The Department of Energy and General Atomics have finalized a cooperative agreement for the company and collaborating organizations to continue to operate and oversee a magnetic fusion research facility in San Diego through 2024.

The agreement with DOE’s office of science over the DIII-D National Fusion Facility will fund fusion science-related research initiatives over five years to further support tokamak concept development, General Atomics said Friday.

Those research efforts include a lower hybrid current drive platform from the Massachusetts Institute of Technology, a technique to increase the current drive that microwaves generate and a steerable neutral beam system.

Jeff Quintenz, senior vice president of energy group at General Atomics, said the renewal of the agreement seeks to reflect that DIII-D remains in the forefront of research in the country’s fusion community and provides support and resources the facility needed to maintain a collaborative environment.

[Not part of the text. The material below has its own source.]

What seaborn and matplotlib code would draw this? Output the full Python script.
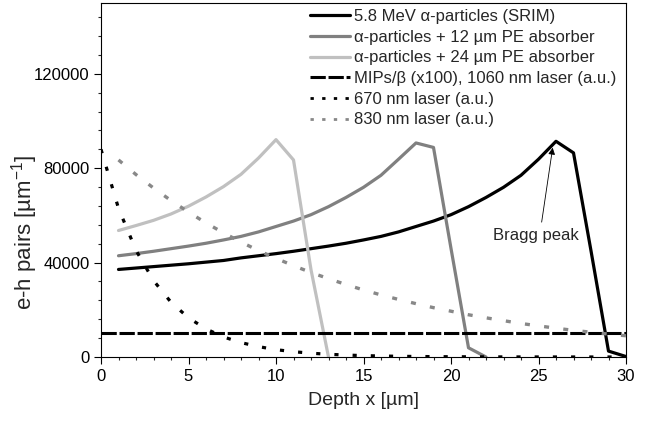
import matplotlib
matplotlib.use('Agg')
import matplotlib.pyplot as plt
import matplotlib.ticker as ticker
from matplotlib.lines import Line2D
import seaborn as sns

#%% Data
depth_srim = list(range(1, 31))
pairs_srim = [37100, 37700, 38300, 38900, 39500, 40200, 40900, 42000, 42900, 43800,
              44800, 45900, 47000, 48200, 49600, 51100, 53000, 55300, 57600, 60300,
              63700, 67600, 71900, 77000, 83800, 91400, 86500, 45000, 2500, 200]

depth_pe12 = list(range(1, 23))
pairs_pe12 = [42900, 43800, 44800, 45900, 47000, 48200, 49600, 51100, 53000, 55300,
              57600, 60300, 63700, 67600, 71900, 77000, 83800, 90700, 88800, 46000,
              3900, 0]

depth_pe24 = list(range(1, 14))
pairs_pe24 = [53600, 55700, 57900, 60600, 63900, 67800, 72200, 77400, 84300, 92100,
              83500, 37000, 0]

depth_mip = [0, 30]
pairs_mip = [10000, 10000]

depth_670 = list(range(0, 31))
pairs_670 = [88000, 63000, 45200, 32400, 23200, 16600, 11900, 8500, 6100, 4400,
             3100, 2250, 1600, 1150, 830, 590, 420, 300, 220, 155,
             110, 80, 57, 41, 29, 21, 15, 11, 8, 6, 4]

depth_830 = list(range(1, 31))
pairs_830 = [83500, 77300, 71600, 66300, 61400, 56800, 52600, 48700, 45100, 41800,
             38700, 35800, 33200, 30700, 28400, 26300, 24400, 22600, 20900, 19400,
             17900, 16600, 15400, 14200, 13200, 12200, 11300, 10500, 9700, 9000]

labels = ['5.8 MeV α-particles (SRIM)',
          'α-particles + 12 µm PE absorber',
          'α-particles + 24 µm PE absorber',
          'MIPs/β (x100), 1060 nm laser (a.u.)',
          '670 nm laser (a.u.)',
          '830 nm laser (a.u.)']

#%% Style
sns.set_style('ticks')
plt.rcParams['font.family'] = ['Liberation Sans', 'DejaVu Sans']
plt.rcParams['mathtext.fontset'] = 'custom'
plt.rcParams['mathtext.rm'] = 'Liberation Sans'

fig = plt.figure(figsize=(6.56, 4.21), dpi=100)
ax = fig.add_axes([101/656, 1 - 357/421, 525/656, 354/421])

#%% Curves
sns.lineplot(x=depth_srim, y=pairs_srim, ax=ax, color='black', linewidth=2.3)
sns.lineplot(x=depth_pe12, y=pairs_pe12, ax=ax, color='#808080', linewidth=2.3)
sns.lineplot(x=depth_pe24, y=pairs_pe24, ax=ax, color='#c0c0c0', linewidth=2.3)
sns.lineplot(x=depth_mip, y=pairs_mip, ax=ax, color='black', linewidth=2.2,
             linestyle=(0, (5.0, 0.9)))
sns.lineplot(x=depth_670, y=pairs_670, ax=ax, color='black', linewidth=2.3,
             linestyle=(0, (1.3, 4.4)))
sns.lineplot(x=depth_830, y=pairs_830, ax=ax, color='#888888', linewidth=2.4,
             linestyle=(0, (1.5, 4.3)))

#%% Axes
ax.set_xlim(0, 30)
ax.set_ylim(0, 150000)
ax.xaxis.set_major_locator(ticker.MultipleLocator(5))
ax.xaxis.set_minor_locator(ticker.MultipleLocator(1))
ax.yaxis.set_major_locator(ticker.MultipleLocator(40000))
ax.yaxis.set_minor_locator(ticker.MultipleLocator(8000))
ax.tick_params(which='major', direction='out', length=4.8, width=0.8, labelsize=12, colors='black')
ax.tick_params(which='minor', direction='out', length=2.3, width=0.8)
for s in ax.spines.values():
    s.set_visible(True)
    s.set_color('black')
    s.set_linewidth(0.8)

ax.set_xlabel('Depth x [µm]', fontsize=14, labelpad=6)
ax.set_ylabel('e-h pairs [µm$^{\\mathregular{-1}}$]', fontsize=16)
ax.yaxis.set_label_coords((40 - 101) / 525, (357 - 232) / 354)

#%% Bragg peak annotation
ax.annotate('', xy=(25.81, 88700), xytext=(25.18, 57150),
            arrowprops=dict(arrowstyle='-|>', color='black', lw=0.6, mutation_scale=10,
                            shrinkA=0, shrinkB=0))
ax.text(24.86, 49400, 'Bragg peak', fontsize=12, ha='center', va='baseline')

#%% Legend
handles = [Line2D([], [], color='black', lw=2.3),
           Line2D([], [], color='#808080', lw=2.3),
           Line2D([], [], color='#c0c0c0', lw=2.3),
           Line2D([], [], color='black', lw=2.2, linestyle=(0, (5.0, 0.9))),
           Line2D([], [], color='black', lw=2.0, linestyle=(0, (1.2, 3.0))),
           Line2D([], [], color='#888888', lw=2.0, linestyle=(0, (1.2, 3.0)))]
fig.legend(handles, labels, loc='upper left', bbox_to_anchor=(310/656, 1 - 9/421),
           frameon=False, fontsize=12, handlelength=2.4, handletextpad=0.25,
           labelspacing=0.34, borderpad=0, borderaxespad=0)

fig.savefig('out.png', dpi=100)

The agreement also calls for General Atomics and other institutions to develop and install within the facility new instrumentation. Actual funding under the agreement will depend on annual appropriations.

The company and its collaborators received $121.5M in authorized 2019 funding for DIII-D, which is the country’s largest magnetic fusion research facility and accommodates researchers from over 100 institutions worldwide. DIII-D houses a tokamak that generates a doughnut-shaped magnetic bottle to confine a fusion plasma using electromagnets.